KPU, kata dia, hendak memastikan apakah transaksi keuangan itu menggunakan rekening khusus dana kampanye (RKDK) atau tidak.
"Dalam rapat koordinasi yang akan segera dilaksanakan untuk memastikan apakah transaksi keuangan yang menjadi temuan atas pemantauan transaksi keuangan PPATK tersebut terjadi menggunakan RKDK atau bukan," kata Idham saat dikonfirmasi pada Selasa (19/12/2023).
Idham menjelaskan berdasarkan Undang-Undang Nomor 7 Tahun 2017 tentang Pemilu, KPU hanya menangani rekening khusus dana kampanye (RKDK), laporan awal dana kampanye (LADK), laporan penerimaan sumbangan dana kampanye (LPSDK), dan laporan penerimaan dan pengeluaran dana dampanye (LPPDK).
KPU, kata dia, tidak menangani rekening partai politik yang diatur dalam Undang-Undang Nomor 2 Tahun 2008 yang kemudian diperbaharui menjadi UU No. 2 Tahun 2011 tentang Partai Politik.
"KPU juga belum mendapatkan penjelasan dari PPATK atas frasa 'rekening bendahara parpol', apakah frasa tersebut merupakan terkategori sebagai RKDK dan SDB atau bukan," tutur Idham.
Ia juga mengatakan pihaknya belum mendapatkan penjelasan dari PPATK apakah safe deposit book (SDB) adalah bagian dari sumbangan dana kampanye yang diberikan penyumbang kepada peserta pemilu atau bukan.
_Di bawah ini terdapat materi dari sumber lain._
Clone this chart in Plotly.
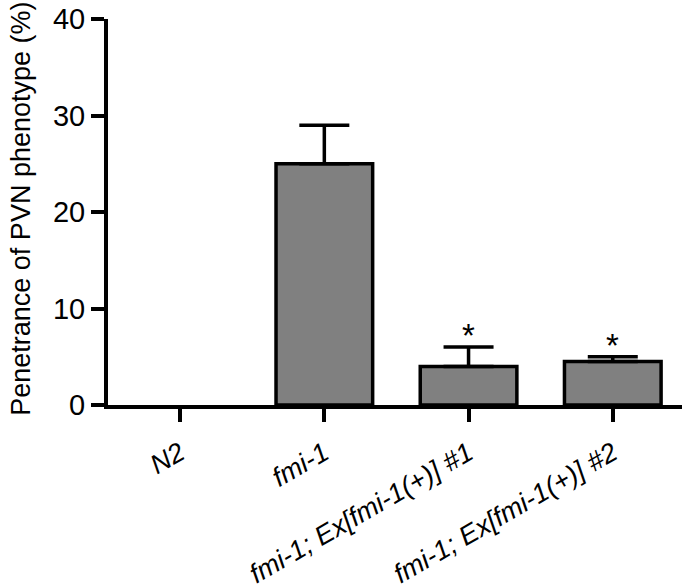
import plotly.graph_objects as go

categories = ["N2", "fmi-1", "fmi-1; Ex[fmi-1(+)] #1", "fmi-1; Ex[fmi-1(+)] #2"]
values = [0, 25, 4, 4.5]
errors_up = [0, 4, 2, 0.5]
significance = ["", "", "*", "*"]
y_ticks = [0, 10, 20, 30, 40]
y_title = "Penetrance of PVN phenotype (%)"

FONT = "Arial, Liberation Sans, sans-serif"

fig = go.Figure()
fig.add_trace(go.Bar(
    x=categories,
    y=values,
    width=0.67,
    marker=dict(color="#808080",
                line=dict(color="black", width=[0 if v == 0 else 3.5 for v in values])),
    showlegend=False,
    hoverinfo="skip",
))

# upward error bars only where a SEM exists
eb = [(c, v, e) for c, v, e in zip(categories, values, errors_up) if e]
fig.add_trace(go.Scatter(
    x=[c for c, _, _ in eb],
    y=[v for _, v, _ in eb],
    mode="none",
    error_y=dict(type="data", array=[e for _, _, e in eb], symmetric=False,
                 arrayminus=[0] * len(eb),
                 color="black", thickness=3.5, width=25),
    showlegend=False,
    hoverinfo="skip",
))

for c, v, e, s in zip(categories, values, errors_up, significance):
    if s:
        fig.add_annotation(x=c, y=v + e, text=s, showarrow=False,
                           yanchor="bottom", yshift=-9,
                           font=dict(family=FONT, size=33, color="black"))

# y-axis title placed as a rotated annotation
fig.add_annotation(xref="paper", yref="paper", x=-0.152, y=0.5, yshift=3,
                   text=y_title, textangle=-90, showarrow=False,
                   xanchor="center", yanchor="middle",
                   font=dict(family=FONT, size=27, color="black"))

fig.update_layout(
    width=682, height=584,
    margin=dict(l=108, r=0, t=19, b=179),
    paper_bgcolor="white", plot_bgcolor="white",
    font=dict(family=FONT, color="black"),
    bargap=0.33,
)
fig.update_xaxes(
    type="category",
    categoryorder="array", categoryarray=categories,
    range=[-0.5, 3.48],
    tickvals=categories,
    ticktext=[f"<i>{c}</i>" for c in categories],
    tickangle=-30,
    tickfont=dict(family=FONT, size=27, color="black"),
    ticklabelstandoff=5,
    showline=True, linecolor="black", linewidth=4,
    ticks="outside", ticklen=13, tickwidth=4, tickcolor="black",
    showgrid=False, zeroline=False, automargin=False,
)
fig.update_yaxes(
    range=[0, 40],
    tickvals=y_ticks,
    tickfont=dict(family=FONT, size=29, color="black"),
    showline=True, linecolor="black", linewidth=4,
    ticks="outside", ticklen=13, tickwidth=4, tickcolor="black",
    showgrid=False, zeroline=False, automargin=False,
)

fig.write_html(
    "out.html",
    config={"displayModeBar": False},
    post_script="document.body.style.margin='0px';document.body.style.overflow='hidden';",
)
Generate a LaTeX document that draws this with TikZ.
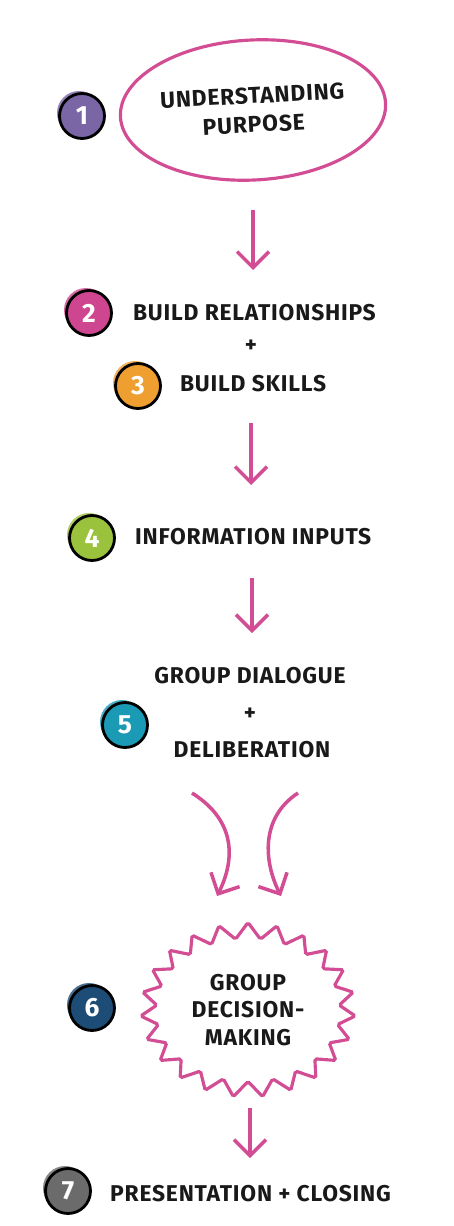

KPU menerima surat dari PPATK soal data dana tersebut pada 12 Desember lalu.
Dalam surat itu PPTAK menjelaskan ada rekening bendahara parpol pada periode April-Oktober 2023 terjadi transaksi uang, baik masuk ataupun keluar, dalam jumlah ratusan milyar rupiah.
PPATK menjelaskan transaksi keuangan tersebut berpotensi akan digunakan untuk penggalangan suara yang akan merusak demokrasi Indonesia.
KPK Buka Peluang Usut
Komisi Pemberantasan Korupsi (KPK) membuka peluang mengusut transaksi janggal dalam Pemilihan Umum (Pemilu) 2024 yang dilaporkan oleh Pusat Pelaporan dan Analisis Transaksi Keuangan (PPATK).
KPK saat ini tengah menunggu laporan hasil analisis (LHA) dari PPATK agar bisa ditindaklanjuti.
"PPATK akan mengirimkan hasil analisis transaksi mencurigakan ke KPK jika diduga berasal dari korupsi, atas LHA tersebut KPK melakukan proses hukum," kata Wakil Ketua KPK Nurul Ghufron kepada wartawan pada Senin (18/12/2023).
Ia berharap PPATK segera mengirimkan LHA dimaksud agar segera diproses.
"Sejauh ini KPK belum menerima LHA tersebut dari PPATK," kata Ghufron.